Tuesday, February 9, 2010

Aztec Camera - Love


MINE

It's completely impossible for me to be objective about this album, as it's been a mainstay of my life since I first heard it in 1988.  As I've mentioned before, this period was when I took a deep breath, left my first husband (YourZ sez: I'm glad of this, as bigamy is not a game I wanna play), and moved hundreds of kilometres to start a new life. 

1988 saw me introduced to a whole bunch of new things - like the concept there were people in Australia who weren't particularly excited by the Bicentennial celebrations and were instead protesting Invasion Day.  Like ecstasy - and dance parties - and the realisation I fitted into that world like nothing I'd experienced ever before.

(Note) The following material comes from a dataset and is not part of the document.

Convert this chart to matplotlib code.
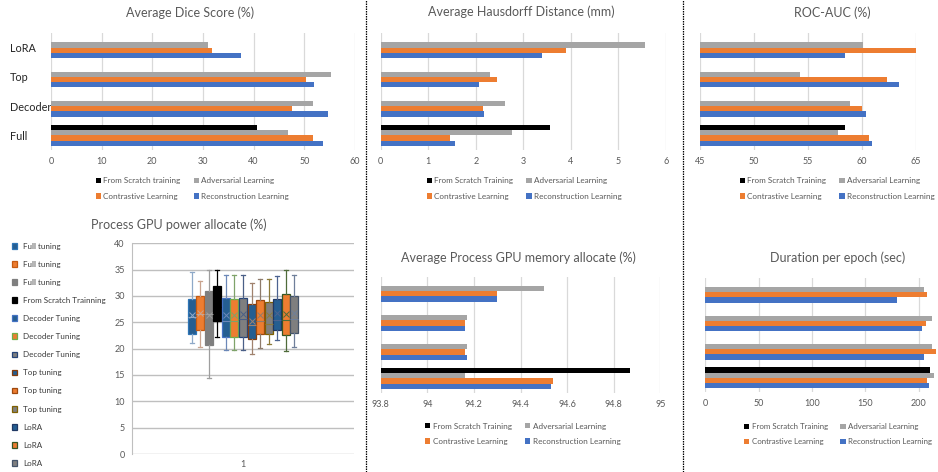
import numpy as np
import matplotlib
matplotlib.use("Agg")
import matplotlib.pyplot as plt
from matplotlib.lines import Line2D

plt.rcParams['font.family'] = ['Lato', 'DejaVu Sans']

# ---------------- data ----------------
groups = ["Full", "Decoder", "Top", "LoRA"]          # bottom -> top
nan = np.nan

dice_rec = [53.6, 54.6, 52.0, 37.5]
dice_con = [51.7, 47.5, 50.3, 31.8]
dice_adv = [46.8, 51.7, 55.3, 31.0]
dice_scr = [40.7, nan, nan, nan]

hd_rec = [1.56, 2.17, 2.07, 3.39]
hd_con = [1.46, 2.15, 2.45, 3.90]
hd_adv = [2.76, 2.61, 2.30, 5.56]
hd_scr = [3.56, nan, nan, nan]

auc_rec = [60.9, 60.35, 63.4, 58.4]
auc_con = [60.7, 60.0, 62.3, 65.1]
auc_adv = [57.8, 58.9, 54.3, 60.1]
auc_scr = [58.4, nan, nan, nan]

mem_rec = [94.53, 94.17, 94.16, 94.30]
mem_con = [94.54, 94.16, 94.16, 94.30]
mem_adv = [94.16, 94.17, 94.17, 94.50]
mem_scr = [94.87, nan, nan, nan]

dur_rec = [209.7, 205.0, 203.1, 179.7]
dur_con = [207.8, 216.3, 206.9, 207.8]
dur_adv = [214.4, 212.5, 212.5, 204.7]
dur_scr = [210.6, nan, nan, nan]

# GPU power box statistics (13 runs)
box_labels = ["Full tuning", "Full tuning", "Full tuning", "From Scratch Trainning",
              "Decoder Tuning", "Decoder Tuning", "Decoder Tuning",
              "Top tuning", "Top tuning", "Top tuning", "LoRA", "LoRA", "LoRA"]
box_whislo = [21.1, 20.4, 14.4, 22.2, 19.8, 19.8, 19.8, 19.0, 20.1, 20.9, 21.7, 19.5, 20.3]
box_q1     = [22.8, 23.6, 20.7, 25.3, 22.3, 22.3, 22.3, 21.9, 22.7, 22.8, 23.6, 22.5, 23.0]
box_med    = [26.0, 26.6, 26.5, 28.0, 25.2, 25.2, 25.7, 24.5, 25.3, 24.7, 25.5, 25.5, 25.6]
box_mean   = [26.3, 26.8, 26.4, 28.2, 26.3, 26.3, 26.6, 25.3, 26.3, 26.3, 26.8, 26.6, 26.8]
box_q3     = [29.5, 30.0, 31.0, 31.9, 29.65, 29.4, 29.7, 28.5, 29.2, 28.95, 29.5, 30.3, 30.0]
box_whishi = [34.5, 32.9, 34.9, 34.9, 34.0, 34.0, 34.0, 32.5, 33.3, 33.3, 33.7, 34.9, 34.0]

# ---------------- styling ----------------
C_REC, C_CON, C_ADV, C_SCR = "#4472C4", "#ED7D31", "#A5A5A5", "#000000"
TXT = "#595959"
GRID = "#D9D9D9"

W, H = 938, 472
fig = plt.figure(figsize=(W / 100, H / 100), dpi=100)


def px_axes(x0, x1, y0, y1):
    return fig.add_axes([x0 / W, 1 - y1 / H, (x1 - x0) / W, (y1 - y0) / H])


def bar_panel(x0, x1, y0, y1, xlim, ticks, ticklabels, rec, con, adv, scr,
              title, title_xy, legend_xy, show_cats=False, scr_label="From Scratch Training",
              legend_size=5.9):
    ax = px_axes(x0, x1, y0, y1)
    h = 0.18
    y = np.arange(len(groups))
    b_rec = ax.barh(y - 1.5 * h, rec, height=h, color=C_REC, label="Reconstruction Learning")
    b_con = ax.barh(y - 0.5 * h, con, height=h, color=C_CON, label="Contrastive Learning")
    b_adv = ax.barh(y + 0.5 * h, adv, height=h, color=C_ADV, label="Adversarial Learning")
    b_scr = ax.barh(y + 1.5 * h, scr, height=h, color=C_SCR, label=scr_label)
    ax.set_xlim(*xlim)
    ax.set_ylim(-0.5, len(groups) - 0.5)
    ax.set_xticks(ticks)
    ax.set_xticklabels(ticklabels)
    ax.xaxis.grid(True, color=GRID, lw=0.9)
    ax.set_axisbelow(True)
    for s in ax.spines.values():
        s.set_visible(False)
    ax.tick_params(axis='x', length=0, pad=5, labelsize=6.5, labelcolor=TXT)
    if show_cats:
        ax.set_yticks(y)
        ax.set_yticklabels(groups, ha='left', fontsize=7.8, color="#262626")
        ax.tick_params(axis='y', length=0, pad=(x0 - 10) * 0.72)
    else:
        ax.set_yticks([])
    fig.text(title_xy[0] / W, 1 - title_xy[1] / H, title, ha='center', va='center',
             fontsize=9, color=TXT)
    ax.legend([b_scr, b_con, b_adv, b_rec],
              [scr_label, "Contrastive Learning", "Adversarial Learning",
               "Reconstruction Learning"],
              ncol=2, loc='upper left', frameon=False,
              bbox_to_anchor=(legend_xy[0] / W, 1 - legend_xy[1] / H),
              bbox_transform=fig.transFigure, borderpad=0, borderaxespad=0,
              fontsize=legend_size, handlelength=0.65, handleheight=0.65,
              handletextpad=0.3, labelspacing=1.05, columnspacing=1.6,
              labelcolor=TXT)
    return ax


# top row
bar_panel(51, 355, 33, 150, (0, 60), [0, 10, 20, 30, 40, 50, 60],
          ["0", "10", "20", "30", "40", "50", "60"],
          dice_rec, dice_con, dice_adv, dice_scr,
          "Average Dice Score (%)", (190, 13), (95.5, 177.5), show_cats=True,
          scr_label="From Scratch training")
bar_panel(380.7, 666, 33, 150, (0, 6), [0, 1, 2, 3, 4, 5, 6],
          ["0", "1", "2", "3", "4", "5", "6"],
          hd_rec, hd_con, hd_adv, hd_scr,
          "Average Hausdorff Distance (mm)", (521, 12), (426.5, 177.5))
bar_panel(699.7, 916, 33, 150, (45, 65), [45, 50, 55, 60, 65],
          ["45", "50", "55", "60", "65"],
          auc_rec, auc_con, auc_adv, auc_scr,
          "ROC-AUC (%)", (832, 13), (739.5, 177.5))

# bottom row
bar_panel(380.7, 660.3, 276.7, 393, (93.8, 95.0), [93.8, 94.0, 94.2, 94.4, 94.6, 94.8, 95.0],
          ["93.8", "94", "94.2", "94.4", "94.6", "94.8", "95"],
          mem_rec, mem_con, mem_adv, mem_scr,
          "Average Process GPU memory allocate (%)", (518, 258), (425, 422.5))
bar_panel(705.3, 938, 278, 392, (0, 218.2), [0, 50, 100, 150, 200],
          ["0", "50", "100", "150", "200"],
          dur_rec, dur_con, dur_adv, dur_scr,
          "Duration per epoch (sec)", (838, 258), (744, 423), legend_size=5.7)

# ---------------- box plot ----------------
B_BLUE, B_ORANGE, B_GRAY = "#255E91", "#ED7D31", "#7F7F7F"
fills = [B_BLUE, B_ORANGE, B_GRAY, "#000000",
         B_BLUE, B_ORANGE, B_GRAY,
         B_BLUE, B_ORANGE, B_GRAY,
         B_BLUE, B_ORANGE, B_GRAY]
edges = ["#2E75B6", "#C55A11", "#7F7F7F", "#000000",
         "#4472C4", "#70AD47", "#264478",
         "#843C0C", "#9E480E", "#7F6000",
         "#203864", "#375623", "#44546A"]
whisk = ["#8EA9C8", "#C9A48F", "#9E9E9E", "#000000",
         "#6C88B8", "#7FA36A", "#4A5F87",
         "#A0826E", "#8E7B6B", "#8C7A3A",
         "#4C6390", "#4F6B3A", "#6F7F9A"]

axb = px_axes(131.7, 354.3, 243.3, 454)
n = len(box_q1)
pitch = 0.0385
positions = 1 + (np.arange(n) - (n - 1) / 2) * pitch
stats = [dict(med=box_med[i], q1=box_q1[i], q3=box_q3[i], whislo=box_whislo[i],
              whishi=box_whishi[i], mean=box_mean[i], fliers=[]) for i in range(n)]
art = axb.bxp(stats, positions=positions, widths=0.0355, patch_artist=True,
              showmeans=True, manage_ticks=False)
for i in range(n):
    art['boxes'][i].set_facecolor(fills[i])
    art['boxes'][i].set_edgecolor(edges[i])
    art['boxes'][i].set_linewidth(0.9)
    art['medians'][i].set_color(whisk[i])
    art['medians'][i].set_linewidth(0.8)
    for w in art['whiskers'][2 * i:2 * i + 2] + art['caps'][2 * i:2 * i + 2]:
        w.set_color(whisk[i])
        w.set_linewidth(0.9)
    m = art['means'][i]
    m.set_marker('x')
    m.set_markersize(4)
    m.set_markeredgecolor(whisk[i])
    m.set_markerfacecolor('none')
    m.set_markeredgewidth(0.7)

axb.set_xlim(0.5, 1.5)
axb.set_ylim(0, 40)
axb.set_yticks(np.arange(0, 41, 5))
axb.set_xticks([1])
axb.set_xticklabels(["1"])
axb.yaxis.grid(True, color="#BFBFBF", lw=1.0)
axb.set_axisbelow(True)
for k, s in axb.spines.items():
    s.set_visible(k == 'left')
axb.spines['left'].set_color("#BFBFBF")
axb.tick_params(axis='both', length=0, labelsize=6.5, labelcolor=TXT)
axb.tick_params(axis='y', pad=5)
axb.tick_params(axis='x', pad=4)
fig.text(179 / W, 1 - 225 / H, "Process GPU power allocate (%)", ha='center', va='center',
         fontsize=9, color=TXT)
axb.legend(art['boxes'], box_labels, loc='upper left', frameon=False,
           bbox_to_anchor=(11.5 / W, 1 - 242.5 / H), bbox_transform=fig.transFigure,
           borderpad=0, borderaxespad=0, fontsize=5.8, handlelength=0.72,
           handleheight=0.72, handletextpad=0.7, labelspacing=1.38,
           labelcolor="#3A3A3A")

# panel separators
for xs in (366, 683):
    fig.add_artist(Line2D([xs / W, xs / W], [0, 1], transform=fig.transFigure,
                          color="black", lw=0.9, linestyle=(0, (1.2, 0.8))))

fig.savefig("out.png", dpi=100)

But it also introduced me to Roddy Frame and his album Love - that now strikes me as being almost easy-listening.  I'm sure it's one of those acquired-taste things that "you had to be there" for, but I still love the lyrics from Somewhere In My Heart - "From Westwood to Hollywood/ There's one thing that's understood/ Is that you can't buy time/ But you can sell your soul/ And the closest thing to heaven is to rock and roll."

It's a vignette of a time long past and it may have a certain "Eau de Fromage" after all these years.  But I vacillate between wondering if I was ever really that young, and wondering how 20 years can have passed from a moment I recall as clearly as if it were yesterday.

VERDICT: TURN IT UP
  

YOURZ

As Mine says, this disc has a high cheese quotient.  To me, this kind of British soul (in this case coming from Scotland) has never been appealing.  Okay, the one possible exception is Paul Weller, but even then, I wasn't a fan of his soul music either.  Besides, Paul is in a completely different league, as far as I'm concerned.

The only song on this disc that sparked any recognition in me is Somewhere In My Heart.  I kind of remember it being on various music shows and the radio when it was released.  But it left absolutely no impression on me whatsoever.  To be honest, the whole sound of this record reminds me of a lot of what was bad about 80s pop music.